If I was to judge Lyriel by “Numbers”, their opening track, alone, I’d call them a Nightwish tribute band. It’s not that the music is bad, not at all, but rather that it seems so derivative of the Dark Passion Play-era of Nightwish, that it really made me expect the worst. You see, sometimes music reminds you of something. New bands often have to face the challenge of living under the shadow of those that inspired them, and in the realm of female-fronted symphonic metal, a standard was set by Nightwish, and many bands tried to imitate it. While Lyriel did not go for the soprano style that Nightwish popularized early in their history, it really seemed that they had taken way too many cues from the Anette Olzon incarnation of the band to really ignore it.
Skin and Bones is not, thankfully, a homage to Nightwish, even if some of the “epic” symphonic elements popularized by Tuomas Holopainen do appear from time to time. While there is nothing inherently wrong in taking cues from those who are more experienced, the album feels stale, as if they had zero interest in being really creative. This is a strange complaint, because I did not hate the album; as a matter of fact, songs like “Falling Skies” are quite good and catchy, and it is clear that Lyriel know what they’re doing in terms of musical proficiency. The problem is that even when the music is good, we’ve heard it all before.

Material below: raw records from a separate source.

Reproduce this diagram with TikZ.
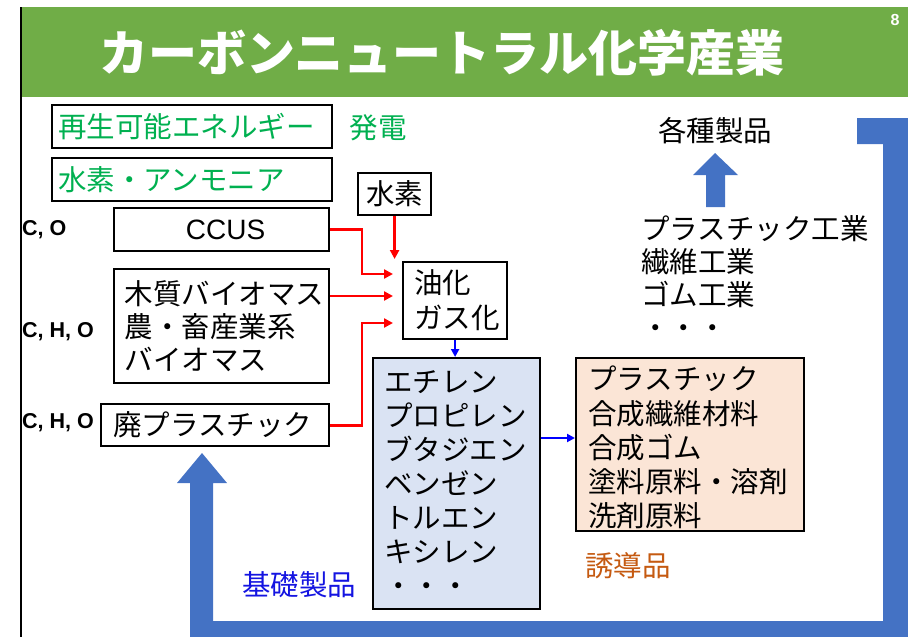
\documentclass[tikz,border=0pt]{standalone}
\usepackage{fontspec}
\setmainfont{Noto Sans CJK JP}
\newfontfamily\lat{Liberation Sans}
\usetikzlibrary{arrows.meta}
\definecolor{hdr}{RGB}{112,173,71}
\definecolor{grn}{RGB}{0,176,80}
\definecolor{bigblue}{RGB}{68,114,196}
\definecolor{lblue}{RGB}{218,227,243}
\definecolor{peach}{RGB}{251,229,214}
\definecolor{brn}{RGB}{197,90,17}
\definecolor{txtblue}{RGB}{20,20,225}
\tikzset{
  box/.style={draw=black, line width=2.2pt, inner ysep=0pt, anchor=north west, align=left,
    font=\fontsize{28.5}{34}\selectfont},
  jtext/.style={inner sep=0pt, font=\fontsize{28.5}{33}\selectfont},
  elem/.style={inner sep=0pt, anchor=west, font=\lat\bfseries\fontsize{21.5}{24}\selectfont},
  redarr/.style={draw=red, line width=2.8pt, -{Triangle[length=9pt,width=9pt]}},
  bluearr/.style={draw=blue, line width=2.4pt, -{Triangle[length=8pt,width=8pt]}}
}
\begin{document}
\begin{tikzpicture}[x=1pt,y=-1pt]
\useasboundingbox (0,0) rectangle (908,637);
% header
\fill[hdr] (21,7) rectangle (908,97);
\draw[line width=2.5pt] (21,7) -- (21,637);
\node[inner sep=0pt, text=white, font=\bfseries\fontsize{49}{49}\selectfont] (title) at (442,53) {カーボンニュートラル化学産業};
\node[inner sep=0pt, text=white, font=\lat\bfseries\fontsize{16}{16}\selectfont] (pageno) at (895,20) {8};
% big feedback arrow
\begin{scope}
\clip (0,0) rectangle (908,637);
\fill[bigblue] (857,118) -- (912,118) -- (912,648) -- (190,648) -- (190,483) -- (177,483)
  -- (202,453) -- (227,483) -- (213,483) -- (213,621) -- (883,621) -- (883,144) -- (857,144) -- cycle;
\end{scope}
% upward block arrow
\fill[bigblue] (706,207) -- (706,175) -- (693,175) -- (715,153) -- (738,175) -- (725,175) -- (725,207) -- cycle;
% boxes
\node[box, text=grn, minimum width=280pt, minimum height=43pt, text width=268pt, inner xsep=6pt] (renew) at (51,104) {再生可能エネルギー};
\node[box, text=grn, minimum width=280pt, minimum height=43pt, text width=268pt, inner xsep=6pt] (hyam) at (51,157) {水素・アンモニア};
\node[box, align=center, minimum width=73pt, minimum height=42pt, text width=61pt, inner xsep=6pt] (h2) at (357,172) {水素};
\node[box, align=center, minimum width=215pt, minimum height=43pt, text width=193pt, inner xsep=11pt, font=\lat\fontsize{28}{32}\selectfont] (ccus) at (113,207) {\hspace*{8pt}CCUS};
\node[box, minimum width=215pt, minimum height=114pt, text width=204pt, inner xsep=5.5pt, font=\fontsize{28.5}{33}\selectfont] (wood) at (113,268) {\hspace*{5pt}木質バイオマス\\\hspace*{5pt}農・畜産業系\\\hspace*{5pt}バイオマス};
\node[box, minimum width=228pt, minimum height=42pt, text width=204pt, inner xsep=12pt] (waste) at (100,403) {廃プラスチック};
\node[box, minimum width=104pt, minimum height=77pt, text width=82pt, inner xsep=11pt, font=\fontsize{28.5}{35}\selectfont] (yuka) at (402,261) {油化\\ガス化};
\node[box, fill=lblue, minimum width=167pt, minimum height=251pt, text width=145pt, inner xsep=11pt] (basic) at (372,357) {エチレン\\プロピレン\\ブタジエン\\ベンゼン\\トルエン\\キシレン\\・・・};
\node[box, fill=peach, minimum width=228pt, minimum height=173pt] (deriv) at (575,357) {};
\node[jtext, anchor=north west, align=left, font=\fontsize{28.5}{34.2}\selectfont] (derivtext) at ([shift={(13,9)}]deriv.north west) {プラスチック\\合成繊維材料\\合成ゴム\\塗料原料・溶剤\\洗剤原料};
% plain labels
\node[jtext, text=grn] (hatsu) at (378,128) {発電};
\node[elem] (co) at (22,230) {C, O};
\node[elem] (cho1) at (22,332) {C, H, O};
\node[elem] (cho2) at (22,423) {C, H, O};
\node[jtext] (kakushu) at (715,131) {各種製品};
\node[jtext, anchor=north west, align=left, font=\fontsize{28.5}{33}\selectfont] (indus) at (641,215) {プラスチック工業\\繊維工業\\ゴム工業\\・・・};
\node[jtext, text=txtblue] (kiso) at (299,585) {基礎製品};
\node[jtext, text=brn] (yudo) at (628,566) {誘導品};
% red arrows
\draw[redarr] (h2.south) -- (h2.south |- 0,259);
\draw[redarr] (ccus.east) -| (362,274) -- ([xshift=-9pt]yuka.west |- 0,274);
\draw[redarr] (wood.east |- 0,296) -- ([xshift=-9pt]yuka.west |- 0,296);
\draw[redarr] (waste.east) -| (362,323) -- ([xshift=-9pt]yuka.west |- 0,323);
% blue arrows
\draw[bluearr] (yuka.south) -- (yuka.south |- basic.north);
\draw[bluearr] (basic.east |- 0,438) -- (deriv.west |- 0,438);
\end{tikzpicture}
\end{document}
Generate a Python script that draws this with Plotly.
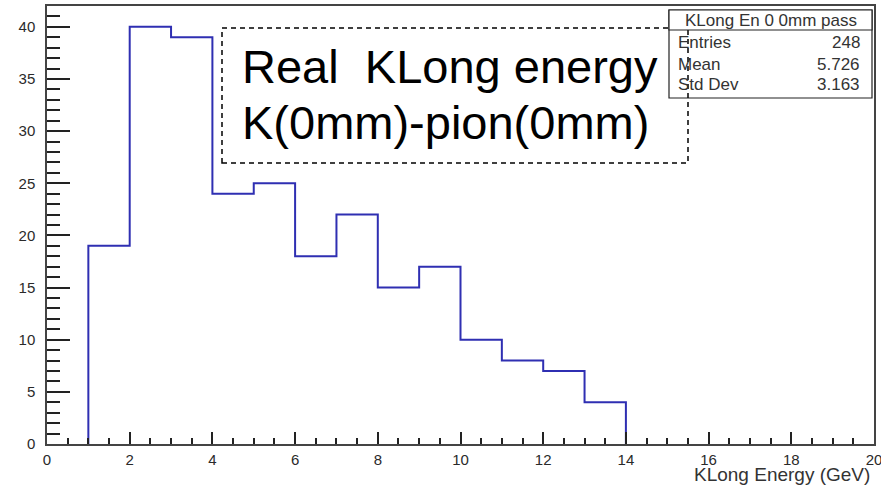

Although they have been labeled as “folk metal”, maybe by the presence of a string section, Skin and Bones is not at all representative of that genre; on the contrary, the album is a fairly straightforward metal album, despite the presence of some violins and cellos. Sadly, this string section does not occupy a very prominent place, most of the time feeling relegated to the background. This is really a shame, since I think that by not featuring them more prominently Lyriel wasted an opportunity to create something new and fresh, instead of just throwing them in for the hell of it.
While there are some attempts at creativity on the part of the band, like featuring growling vocals in “Black and White”, courtesy of ex-Scar Symmetry‘s Christian Älvestam, these efforts are too little, too late, to really turn things around. The truth is that Skin and Bones is just boring, and so reminiscent of other bands, like Nightwish, Krypteria and Elis, that it’s hard to take it seriously. For a fairly short album, barely clocking over 55 minutes, it feels like it drags on forever.
I don’t doubt that Lyriel are capable musicians who have more than enough skills to perform great music; the problem is that Skin and Bones fails to show their ability as songwriters. This album delivers nothing but cookie-cutter “gothic” music of the kind that we’ve heard too many times before, and often performed better.